海上運行と花火大会も終わり、2022年のねぶた祭りのプログラムは全て終わった。しかしそれでも、どこかでまだ笛と太鼓の音が響いている様な気がして仕方がなかった。それもやむなし、それ程に私にとっての跳人として初参加したねぶた祭りは熱く盛り上がったのだ。
普段はほとんど声をあげることもない私が、観客を煽っていたのだから、祭りのテンションというのは凄いものだ。このテンションでいつも生きていけていたら、疲れそうだがもっと明るい別ものの人生になっていたかも知れない。
しかし、そうなるとこの悠々〇〇に表れる私の陰影の様な面がなくなってしまうと思うと、ただ良いことばかりでもなさそうだが。

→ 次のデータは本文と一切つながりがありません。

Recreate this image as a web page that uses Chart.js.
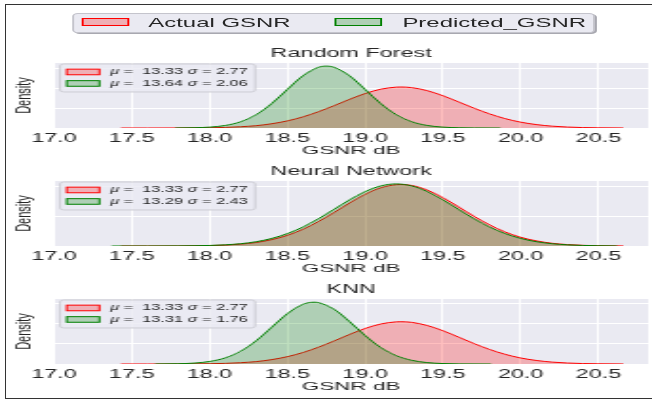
<!DOCTYPE html>
<html>
<head>
<meta charset="utf-8">
<script src="https://cdn.jsdelivr.net/npm/chart.js@4.4.1/dist/chart.umd.min.js"></script>
<style>
  html, body { margin: 0; padding: 0; background: #fff; }
  body { width: 652px; height: 403px; overflow: hidden; position: relative; font-family: "Liberation Sans", Arial, sans-serif; }
  #frame { position: absolute; left: 5px; top: 4px; width: 700px; height: 395px; border: 1.5px solid #333; box-sizing: border-box; }
  /* the figure is stretched sideways, so draw narrow and scale it */
  #stage { position: absolute; left: 0; top: 0; width: 343px; height: 403px; transform: scaleX(1.9009); transform-origin: 0 0; }
  #stage canvas { position: absolute; left: 0; }
  #legend { position: absolute; left: 38px; top: 13px; width: 274.7px; height: 20px; box-sizing: border-box;
            background: #eaeaf2; border: 1px solid #c4c4cc; border-radius: 3px; box-shadow: 1px 1px 0 #a8a8b0; }
  .sw { position: absolute; top: 4px; width: 25px; height: 8px; box-sizing: border-box; }
  .lt { position: absolute; top: -1px; line-height: 20px; font-size: 12.6px; color: #262626; white-space: nowrap; }
</style>
</head>
<body>
<div id="frame"></div>
<div id="stage">
  <div id="legend">
    <div class="sw" id="sw0" style="left:3.7px"></div><div class="lt" id="lt0" style="left:39px"></div>
    <div class="sw" id="sw1" style="left:137px"></div><div class="lt" id="lt1" style="left:172.7px"></div>
  </div>
  <canvas id="c0" width="343" height="123" style="top:35px"></canvas>
  <canvas id="c1" width="343" height="123" style="top:153px"></canvas>
  <canvas id="c2" width="343" height="123" style="top:271px"></canvas>
</div>
<script>
const seriesNames = ["Actual GSNR", "Predicted_GSNR"];
const panelTitles = ["Random Forest", "Neural Network", "KNN"];
const actualLabel = "μ =  13.33 σ = 2.77";
const predictedLabels = ["μ =  13.64 σ = 2.06", "μ =  13.29 σ = 2.43", "μ =  13.31 σ = 1.76"];
const xTickValues = [17.0, 17.5, 18.0, 18.5, 19.0, 19.5, 20.0, 20.5];
const yTickValues = [0, 0.5, 1.0, 1.5];
const yMax = [1.65, 1.1, 1.6];

// actual GSNR density (same in every panel)
const actualX = [17.43, 17.6, 17.8, 18.0, 18.1, 18.2, 18.3, 18.4, 18.5, 18.6, 18.7, 18.8, 18.9, 19.0, 19.1, 19.2, 19.23,
                 19.3, 19.4, 19.5, 19.6, 19.7, 19.8, 19.9, 20.0, 20.1, 20.2, 20.3, 20.4, 20.5, 20.66];
const actualY = [0.000, 0.000, 0.001, 0.007, 0.015, 0.032, 0.059, 0.108, 0.180, 0.282, 0.413, 0.566, 0.727, 0.874, 0.984, 1.037, 1.040,
                 1.024, 0.946, 0.819, 0.663, 0.503, 0.358, 0.238, 0.148, 0.087, 0.047, 0.024, 0.011, 0.005, 0.001];

// predicted GSNR densities
const rfX = [17.78, 17.9, 18.0, 18.1, 18.2, 18.3, 18.4, 18.5, 18.6, 18.7, 18.75, 18.8, 18.9, 19.0, 19.1, 19.2, 19.3, 19.4, 19.5, 19.6, 19.7, 19.87];
const rfY = [0.001, 0.007, 0.022, 0.064, 0.159, 0.339, 0.621, 0.978, 1.324, 1.540, 1.570, 1.540, 1.324, 0.978, 0.621, 0.339, 0.159, 0.064, 0.022, 0.007, 0.002, 0.000];

const nnX = [17.37, 17.6, 17.8, 18.0, 18.1, 18.2, 18.3, 18.4, 18.5, 18.6, 18.7, 18.8, 18.9, 19.0, 19.1, 19.2,
             19.3, 19.4, 19.5, 19.6, 19.7, 19.8, 19.9, 20.0, 20.1, 20.2, 20.3, 20.4, 20.5, 20.62];
const nnY = [0.000, 0.000, 0.002, 0.009, 0.020, 0.039, 0.073, 0.128, 0.210, 0.321, 0.461, 0.620, 0.781, 0.920, 1.016, 1.050,
             1.016, 0.920, 0.781, 0.620, 0.461, 0.321, 0.210, 0.128, 0.073, 0.039, 0.020, 0.009, 0.004, 0.001];

const knnX = [17.65, 17.8, 17.9, 18.0, 18.1, 18.2, 18.3, 18.4, 18.5, 18.6, 18.67, 18.7, 18.8, 18.9, 19.0, 19.1, 19.2, 19.3, 19.4, 19.5, 19.6, 19.81];
const knnY = [0.001, 0.007, 0.022, 0.062, 0.150, 0.315, 0.573, 0.905, 1.237, 1.468, 1.520, 1.510, 1.348, 1.043, 0.700, 0.407, 0.206, 0.090, 0.034, 0.011, 0.003, 0.000];

const predictedX = [rfX, nnX, knnX];
const predictedY = [rfY, nnY, knnY];

const FONT = '"Liberation Sans", Arial, sans-serif';
const TEXT = "#262626";
const RED = "#ff0000", RED_FILL = "rgba(255,0,0,0.25)";
const GREEN = "#008000", GREEN_FILL = "rgba(0,128,0,0.25)";

// top legend (html)
document.getElementById("lt0").textContent = seriesNames[0];
document.getElementById("lt1").textContent = seriesNames[1];
const sw0 = document.getElementById("sw0");
sw0.style.background = RED_FILL; sw0.style.border = "1px solid " + RED;
const sw1 = document.getElementById("sw1");
sw1.style.background = GREEN_FILL; sw1.style.border = "1px solid " + GREEN;

const plotBg = {
  id: "plotBg",
  beforeDraw(chart) {
    const { ctx, chartArea: a } = chart;
    ctx.save();
    ctx.fillStyle = "#eaeaf2";
    ctx.fillRect(a.left, a.top, a.right - a.left, a.bottom - a.top);
    ctx.restore();
  }
};

// greek letters in italic, like matplotlib mathtext
function drawLabel(ctx, text, x, y) {
  for (const ch of text) {
    ctx.font = (ch === "μ" || ch === "σ" ? "italic " : "") + "8.6px " + FONT;
    ctx.fillText(ch, x, y);
    x += ctx.measureText(ch).width;
  }
}

const innerLegend = {
  id: "innerLegend",
  afterDatasetsDraw(chart, args, opts) {
    const { ctx, chartArea: a } = chart;
    const x0 = a.left + 3.2, y0 = a.top + 1, w = 102.6, h = 28;
    ctx.save();
    ctx.fillStyle = "rgba(234,234,242,0.8)";
    ctx.strokeStyle = "#cdcdd4";
    ctx.lineWidth = 1;
    ctx.beginPath();
    ctx.roundRect(x0, y0, w, h, 2);
    ctx.fill();
    ctx.stroke();
    chart.data.datasets.forEach((ds, k) => {
      const cy = y0 + 8 + k * 11.5;
      ctx.fillStyle = ds.backgroundColor;
      ctx.fillRect(x0 + 3.5, cy - 2.8, 17.2, 5.6);
      ctx.strokeStyle = ds.borderColor;
      ctx.strokeRect(x0 + 3.5, cy - 2.8, 17.2, 5.6);
      ctx.fillStyle = TEXT;
      ctx.textBaseline = "middle";
      drawLabel(ctx, opts.labels[k], x0 + 26.3, cy);
    });
    ctx.restore();
  }
};

function toPoints(xs, ys) {
  return xs.map((x, i) => ({ x: x, y: ys[i] }));
}

function makePanel(i) {
  const ctx = document.getElementById("c" + i).getContext("2d");
  new Chart(ctx, {
    type: "line",
    data: {
      datasets: [
        {
          label: seriesNames[0],
          data: toPoints(actualX, actualY),
          borderColor: RED,
          backgroundColor: RED_FILL,
          borderWidth: 1,
          fill: "origin",
          pointRadius: 0,
          cubicInterpolationMode: "monotone",
          order: 2,
        },
        {
          label: seriesNames[1],
          data: toPoints(predictedX[i], predictedY[i]),
          borderColor: GREEN,
          backgroundColor: GREEN_FILL,
          borderWidth: 1,
          fill: "origin",
          pointRadius: 0,
          cubicInterpolationMode: "monotone",
          order: 1,
        },
      ],
    },
    options: {
      responsive: false,
      animation: false,
      events: [],
      layout: { padding: { left: 4, right: 2, top: 0, bottom: 0 } },
      plugins: {
        legend: { display: false },
        tooltip: { enabled: false },
        title: {
          display: true,
          fullSize: false,
          text: panelTitles[i],
          color: TEXT,
          font: { family: FONT, size: 12.3, weight: "normal", lineHeight: 1.2 },
          padding: { top: 11.6, bottom: 1.6 },
        },
        innerLegend: { labels: [actualLabel, predictedLabels[i]] },
      },
      scales: {
        x: {
          type: "linear",
          min: 17.0,
          max: 20.82,
          border: { display: false },
          grid: { color: "#ffffff", lineWidth: 1, drawTicks: false },
          ticks: {
            padding: 3,
            color: TEXT,
            font: { family: FONT, size: 12.3 },
            callback: (v) => Number(v).toFixed(1),
          },
          afterBuildTicks: (s) => { s.ticks = xTickValues.map((v) => ({ value: v })); },
          afterFit: (s) => { s.height = 30; },
          title: { display: true, text: "GSNR dB", color: TEXT, font: { family: FONT, size: 11.8 }, padding: 0 },
        },
        y: {
          min: 0,
          max: yMax[i],
          border: { display: false },
          grid: { color: "#ffffff", lineWidth: 1, drawTicks: false },
          ticks: { display: false },
          afterBuildTicks: (s) => { s.ticks = yTickValues.filter((v) => v <= yMax[i]).map((v) => ({ value: v })); },
          afterFit: (s) => { s.width = 24.4; },
          title: { display: true, text: "Density", color: TEXT, font: { family: FONT, size: 11 }, padding: { top: 2.1, bottom: 0 } },
        },
      },
    },
    plugins: [plotBg, innerLegend],
  });
}

[0, 1, 2].forEach(makePanel);
</script>
</body>
</html>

祭りが全て終わって、迎えた朝は爽やかですっきりしたものだった。朝食を食べながらニュースを見ると、パンの耳からビールを作る門司港のビール醸造所の話が放映されていた。
フードロスを解消しながら、多くの人が好きなビールを作ることが出来るのは、素晴らしい技術だ。
日本酒の酒蔵見学は時々するが、ビールの酒蔵見学の経験はあまり多くない私は、是非ともパンの耳からビールを作り出す製造過程を見に行きたいと思った。
朝食を済ませ、客室から荷物を引き上げた後は、名古屋空港行きの飛行機に乗る為に空港へと向かった。
青森空港⇄名古屋空港の飛行時間は約1.6時間で、距離の割にかなり速いのだ。東海道新幹線なら、名古屋駅から東は終点の東京駅、西は岡山駅までとほぼ同じ時間だ。東京や岡山に仕事や遊びに行くのと同じ感覚で、青森まで行くのも良いものだと私は提唱したい。
私が初めて青森を訪れてから6年だが、既に6回は行っており、その間に東京を訪れた回数とほぼ同じだった。
名古屋に戻ればまたいつも通りの日常と思ったが、実はその頃から現在の仕事もかなり上手く行く様になってきて、これは単なる偶然ではないのかも知れないと思う様になった。
盛岡のさんさ踊りに始まり、竿燈まつりにねぷた・ねぶた祭りの経験及び現地での人々との触れ合いを通して、心境の変化は確かにあったのだ。
今でこそ日本人といえば規律正しくあまり自己表現をせず、周囲を見て自分の動き方を決める様なイメージを持たれがちの様だが、こういう祭りに参加してみると、参加者にはそんなイメージとは正反対のはっちゃけた陽気さを感じる。
産業革命後、仕事だけでなく生き方にも効率を求める人が増えて、遊びや余裕を求める生き方は怠惰だと言われる様になってきたと聞く。
しかし効率を求める程に、同じ様なものになっていって「らしさ」は失われていく様に思われる。それは現代・未来の科学が求めるものとは真逆かも知れないが、私はこの東北夏祭り旅行の初日から「日本人であることを大切にしたい」と思っていた。
この悠々〇〇においても、「私らしさ」があるからこそ、読んでもらえているのだろう。それはきっと、万全な出世街道を歩んでいたらきっと作られることのなかった個性だっただろう。
そして、そんな「私らしさ」を追求できるのは、日本が平和であるからこそだと考えている。私は私自身の為にも、世界平和を願わずにはいられない。